> **WRITTEN INSTRUCTION**
In the material below, count the lines with the word "matplotlib" and state that number only.

> **MATERIAL PROVIDED**
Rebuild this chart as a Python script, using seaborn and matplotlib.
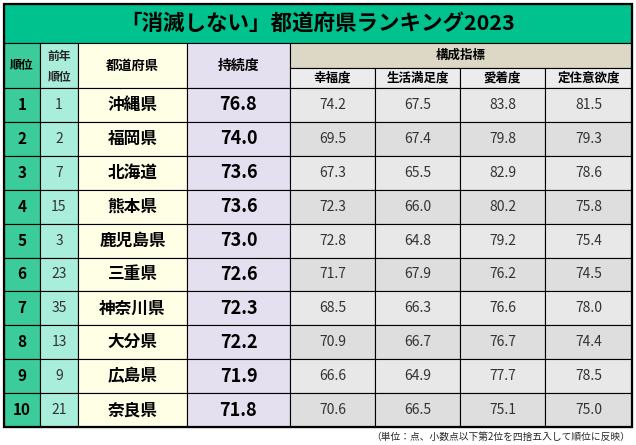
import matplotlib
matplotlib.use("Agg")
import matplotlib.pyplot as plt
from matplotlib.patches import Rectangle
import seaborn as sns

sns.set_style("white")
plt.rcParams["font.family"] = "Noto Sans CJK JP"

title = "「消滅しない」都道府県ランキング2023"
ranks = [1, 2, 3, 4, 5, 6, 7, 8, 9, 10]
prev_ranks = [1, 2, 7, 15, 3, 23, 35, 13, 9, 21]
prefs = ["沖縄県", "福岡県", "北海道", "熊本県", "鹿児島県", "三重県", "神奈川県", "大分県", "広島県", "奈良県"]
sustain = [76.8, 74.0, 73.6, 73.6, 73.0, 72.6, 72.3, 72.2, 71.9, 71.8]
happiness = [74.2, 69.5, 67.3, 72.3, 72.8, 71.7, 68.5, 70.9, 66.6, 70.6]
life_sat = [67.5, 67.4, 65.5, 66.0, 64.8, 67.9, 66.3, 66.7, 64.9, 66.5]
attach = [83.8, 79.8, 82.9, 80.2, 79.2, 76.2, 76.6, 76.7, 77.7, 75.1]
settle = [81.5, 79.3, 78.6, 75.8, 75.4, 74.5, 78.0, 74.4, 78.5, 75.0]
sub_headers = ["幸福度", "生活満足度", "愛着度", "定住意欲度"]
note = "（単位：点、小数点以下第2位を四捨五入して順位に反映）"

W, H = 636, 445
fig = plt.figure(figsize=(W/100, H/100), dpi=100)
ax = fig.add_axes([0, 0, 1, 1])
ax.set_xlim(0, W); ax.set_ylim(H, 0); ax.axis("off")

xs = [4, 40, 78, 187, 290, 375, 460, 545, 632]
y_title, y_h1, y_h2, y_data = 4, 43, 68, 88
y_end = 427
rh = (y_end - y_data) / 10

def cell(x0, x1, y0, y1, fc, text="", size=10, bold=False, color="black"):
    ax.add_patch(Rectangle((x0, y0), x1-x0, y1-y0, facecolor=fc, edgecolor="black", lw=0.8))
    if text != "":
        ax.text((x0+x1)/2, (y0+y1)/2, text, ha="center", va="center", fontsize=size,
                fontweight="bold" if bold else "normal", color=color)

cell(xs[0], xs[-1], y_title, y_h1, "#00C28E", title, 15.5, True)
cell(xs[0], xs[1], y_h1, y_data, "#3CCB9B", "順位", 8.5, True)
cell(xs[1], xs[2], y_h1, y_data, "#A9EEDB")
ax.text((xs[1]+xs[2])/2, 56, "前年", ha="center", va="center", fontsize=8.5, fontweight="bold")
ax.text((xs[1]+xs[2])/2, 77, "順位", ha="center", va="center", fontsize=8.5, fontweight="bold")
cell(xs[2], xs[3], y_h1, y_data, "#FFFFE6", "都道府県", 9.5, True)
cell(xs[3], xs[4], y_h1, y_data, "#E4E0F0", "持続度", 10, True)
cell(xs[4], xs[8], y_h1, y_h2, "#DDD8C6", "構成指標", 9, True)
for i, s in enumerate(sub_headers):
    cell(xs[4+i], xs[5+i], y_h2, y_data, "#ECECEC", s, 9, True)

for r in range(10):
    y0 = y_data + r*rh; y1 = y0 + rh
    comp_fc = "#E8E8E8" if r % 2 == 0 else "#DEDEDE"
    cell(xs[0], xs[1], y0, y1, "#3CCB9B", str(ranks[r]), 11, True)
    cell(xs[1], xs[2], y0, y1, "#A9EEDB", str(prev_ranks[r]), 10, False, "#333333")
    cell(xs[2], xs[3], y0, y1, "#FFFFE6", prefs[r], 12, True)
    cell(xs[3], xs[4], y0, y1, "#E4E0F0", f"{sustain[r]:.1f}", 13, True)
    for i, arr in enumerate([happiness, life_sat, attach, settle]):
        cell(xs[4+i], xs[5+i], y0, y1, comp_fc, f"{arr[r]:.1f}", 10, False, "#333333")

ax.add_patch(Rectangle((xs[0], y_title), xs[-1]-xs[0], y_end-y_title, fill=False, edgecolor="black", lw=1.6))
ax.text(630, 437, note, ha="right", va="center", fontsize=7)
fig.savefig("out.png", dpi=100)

> **OUTPUT BELOW**
5